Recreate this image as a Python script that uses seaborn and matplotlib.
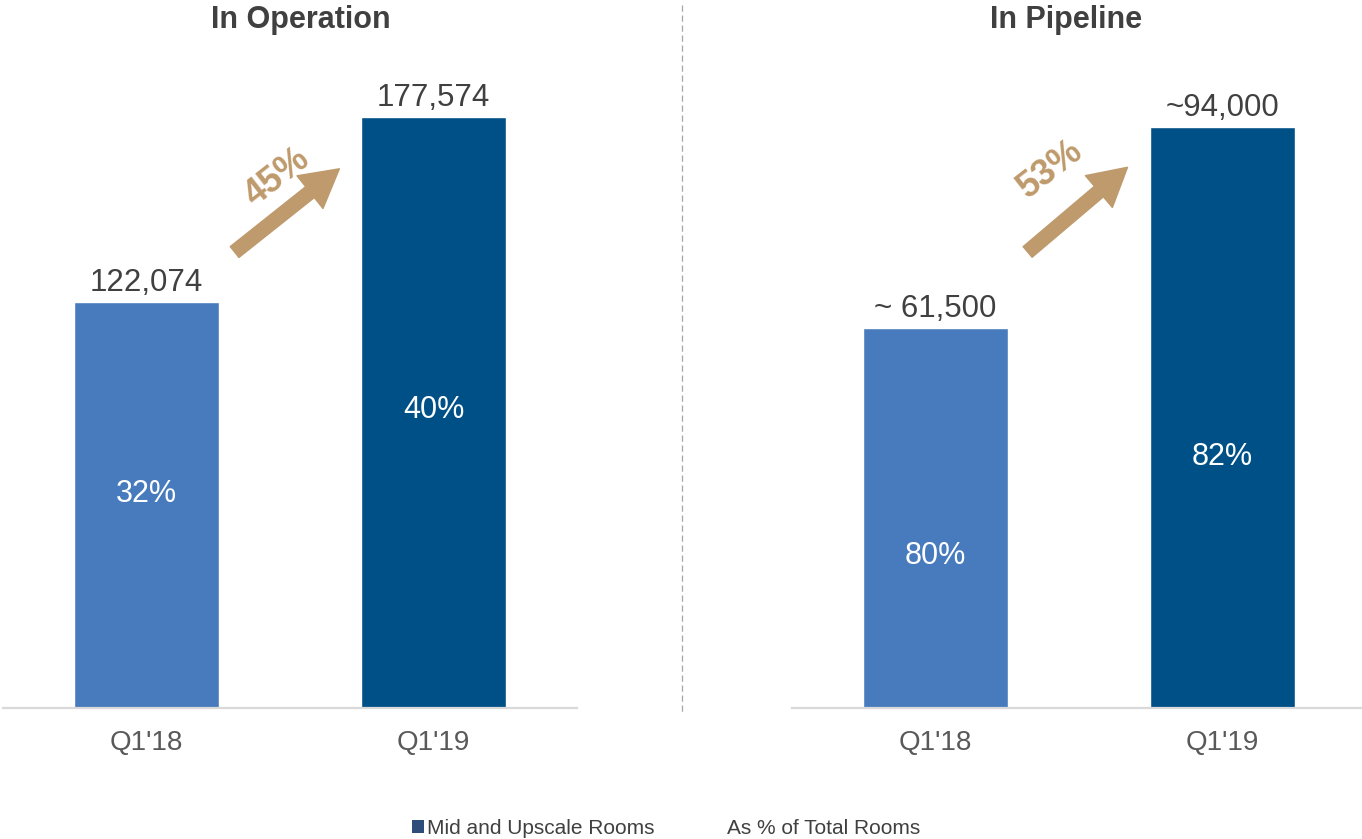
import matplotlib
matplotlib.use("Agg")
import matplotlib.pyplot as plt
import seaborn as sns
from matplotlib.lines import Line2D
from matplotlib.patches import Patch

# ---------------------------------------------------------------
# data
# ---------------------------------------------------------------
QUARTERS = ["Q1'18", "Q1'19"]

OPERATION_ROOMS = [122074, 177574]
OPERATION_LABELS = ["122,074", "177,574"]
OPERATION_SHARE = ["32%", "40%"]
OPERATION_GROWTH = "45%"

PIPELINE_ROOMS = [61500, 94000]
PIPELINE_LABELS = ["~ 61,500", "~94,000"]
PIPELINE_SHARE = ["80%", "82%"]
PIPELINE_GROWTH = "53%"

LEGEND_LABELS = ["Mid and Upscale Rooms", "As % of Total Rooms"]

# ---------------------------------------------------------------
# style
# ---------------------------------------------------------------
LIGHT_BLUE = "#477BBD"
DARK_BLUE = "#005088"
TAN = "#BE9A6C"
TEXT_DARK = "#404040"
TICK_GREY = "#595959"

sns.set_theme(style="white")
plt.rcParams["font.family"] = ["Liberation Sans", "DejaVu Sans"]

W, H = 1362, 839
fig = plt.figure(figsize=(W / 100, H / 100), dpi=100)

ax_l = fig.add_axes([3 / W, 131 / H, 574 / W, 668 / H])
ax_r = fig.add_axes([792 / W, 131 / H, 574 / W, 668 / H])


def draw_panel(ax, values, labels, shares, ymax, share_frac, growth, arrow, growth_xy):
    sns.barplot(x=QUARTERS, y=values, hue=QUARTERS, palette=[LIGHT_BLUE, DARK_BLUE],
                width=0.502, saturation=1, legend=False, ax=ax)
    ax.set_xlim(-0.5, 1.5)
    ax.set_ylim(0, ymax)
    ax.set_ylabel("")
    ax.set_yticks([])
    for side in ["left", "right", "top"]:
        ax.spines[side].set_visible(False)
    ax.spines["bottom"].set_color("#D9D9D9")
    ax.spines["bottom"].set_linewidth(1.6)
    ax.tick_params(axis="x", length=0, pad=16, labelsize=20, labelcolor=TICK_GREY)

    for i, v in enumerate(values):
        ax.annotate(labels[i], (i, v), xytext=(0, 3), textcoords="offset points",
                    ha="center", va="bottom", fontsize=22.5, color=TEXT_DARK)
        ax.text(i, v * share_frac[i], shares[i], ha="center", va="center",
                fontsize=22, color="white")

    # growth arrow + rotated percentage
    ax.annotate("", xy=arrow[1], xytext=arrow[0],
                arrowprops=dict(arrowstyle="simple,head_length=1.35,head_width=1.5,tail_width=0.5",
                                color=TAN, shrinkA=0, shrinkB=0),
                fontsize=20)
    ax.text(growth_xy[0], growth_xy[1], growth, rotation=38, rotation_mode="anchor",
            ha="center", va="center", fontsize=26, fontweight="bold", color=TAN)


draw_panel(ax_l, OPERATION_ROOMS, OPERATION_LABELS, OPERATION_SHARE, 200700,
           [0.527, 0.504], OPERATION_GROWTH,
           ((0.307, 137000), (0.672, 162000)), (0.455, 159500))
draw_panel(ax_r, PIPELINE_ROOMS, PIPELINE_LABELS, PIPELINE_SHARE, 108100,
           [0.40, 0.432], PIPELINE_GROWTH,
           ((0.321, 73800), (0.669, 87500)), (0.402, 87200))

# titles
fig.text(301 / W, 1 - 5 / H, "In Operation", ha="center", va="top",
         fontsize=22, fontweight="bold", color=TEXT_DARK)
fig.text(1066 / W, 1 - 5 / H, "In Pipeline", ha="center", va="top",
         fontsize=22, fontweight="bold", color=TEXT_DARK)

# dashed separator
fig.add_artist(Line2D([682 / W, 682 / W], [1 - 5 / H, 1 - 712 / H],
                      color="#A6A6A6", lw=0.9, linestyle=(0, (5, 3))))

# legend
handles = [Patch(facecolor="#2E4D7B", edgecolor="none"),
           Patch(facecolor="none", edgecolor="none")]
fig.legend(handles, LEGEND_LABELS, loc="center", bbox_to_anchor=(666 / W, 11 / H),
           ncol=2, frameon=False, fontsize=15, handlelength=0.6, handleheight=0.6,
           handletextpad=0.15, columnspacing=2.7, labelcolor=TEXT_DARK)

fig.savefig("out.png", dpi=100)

☆ ☆ ☆

Directive ::
Without the pictures, transcribe the listing above exactly.

The result ::
Recreate this image as a Python script that uses seaborn and matplotlib.
import matplotlib
matplotlib.use("Agg")
import matplotlib.pyplot as plt
import seaborn as sns
from matplotlib.lines import Line2D
from matplotlib.patches import Patch

# ---------------------------------------------------------------
# data
# ---------------------------------------------------------------
QUARTERS = ["Q1'18", "Q1'19"]

OPERATION_ROOMS = [122074, 177574]
OPERATION_LABELS = ["122,074", "177,574"]
OPERATION_SHARE = ["32%", "40%"]
OPERATION_GROWTH = "45%"

PIPELINE_ROOMS = [61500, 94000]
PIPELINE_LABELS = ["~ 61,500", "~94,000"]
PIPELINE_SHARE = ["80%", "82%"]
PIPELINE_GROWTH = "53%"

LEGEND_LABELS = ["Mid and Upscale Rooms", "As % of Total Rooms"]

# ---------------------------------------------------------------
# style
# ---------------------------------------------------------------
LIGHT_BLUE = "#477BBD"
DARK_BLUE = "#005088"
TAN = "#BE9A6C"
TEXT_DARK = "#404040"
TICK_GREY = "#595959"

sns.set_theme(style="white")
plt.rcParams["font.family"] = ["Liberation Sans", "DejaVu Sans"]

W, H = 1362, 839
fig = plt.figure(figsize=(W / 100, H / 100), dpi=100)

ax_l = fig.add_axes([3 / W, 131 / H, 574 / W, 668 / H])
ax_r = fig.add_axes([792 / W, 131 / H, 574 / W, 668 / H])


def draw_panel(ax, values, labels, shares, ymax, share_frac, growth, arrow, growth_xy):
    sns.barplot(x=QUARTERS, y=values, hue=QUARTERS, palette=[LIGHT_BLUE, DARK_BLUE],
                width=0.502, saturation=1, legend=False, ax=ax)
    ax.set_xlim(-0.5, 1.5)
    ax.set_ylim(0, ymax)
    ax.set_ylabel("")
    ax.set_yticks([])
    for side in ["left", "right", "top"]:
        ax.spines[side].set_visible(False)
    ax.spines["bottom"].set_color("#D9D9D9")
    ax.spines["bottom"].set_linewidth(1.6)
    ax.tick_params(axis="x", length=0, pad=16, labelsize=20, labelcolor=TICK_GREY)

    for i, v in enumerate(values):
        ax.annotate(labels[i], (i, v), xytext=(0, 3), textcoords="offset points",
                    ha="center", va="bottom", fontsize=22.5, color=TEXT_DARK)
        ax.text(i, v * share_frac[i], shares[i], ha="center", va="center",
                fontsize=22, color="white")

    # growth arrow + rotated percentage
    ax.annotate("", xy=arrow[1], xytext=arrow[0],
                arrowprops=dict(arrowstyle="simple,head_length=1.35,head_width=1.5,tail_width=0.5",
                                color=TAN, shrinkA=0, shrinkB=0),
                fontsize=20)
    ax.text(growth_xy[0], growth_xy[1], growth, rotation=38, rotation_mode="anchor",
            ha="center", va="center", fontsize=26, fontweight="bold", color=TAN)


draw_panel(ax_l, OPERATION_ROOMS, OPERATION_LABELS, OPERATION_SHARE, 200700,
           [0.527, 0.504], OPERATION_GROWTH,
           ((0.307, 137000), (0.672, 162000)), (0.455, 159500))
draw_panel(ax_r, PIPELINE_ROOMS, PIPELINE_LABELS, PIPELINE_SHARE, 108100,
           [0.40, 0.432], PIPELINE_GROWTH,
           ((0.321, 73800), (0.669, 87500)), (0.402, 87200))

# titles
fig.text(301 / W, 1 - 5 / H, "In Operation", ha="center", va="top",
         fontsize=22, fontweight="bold", color=TEXT_DARK)
fig.text(1066 / W, 1 - 5 / H, "In Pipeline", ha="center", va="top",
         fontsize=22, fontweight="bold", color=TEXT_DARK)

# dashed separator
fig.add_artist(Line2D([682 / W, 682 / W], [1 - 5 / H, 1 - 712 / H],
                      color="#A6A6A6", lw=0.9, linestyle=(0, (5, 3))))

# legend
handles = [Patch(facecolor="#2E4D7B", edgecolor="none"),
           Patch(facecolor="none", edgecolor="none")]
fig.legend(handles, LEGEND_LABELS, loc="center", bbox_to_anchor=(666 / W, 11 / H),
           ncol=2, frameon=False, fontsize=15, handlelength=0.6, handleheight=0.6,
           handletextpad=0.15, columnspacing=2.7, labelcolor=TEXT_DARK)

fig.savefig("out.png", dpi=100)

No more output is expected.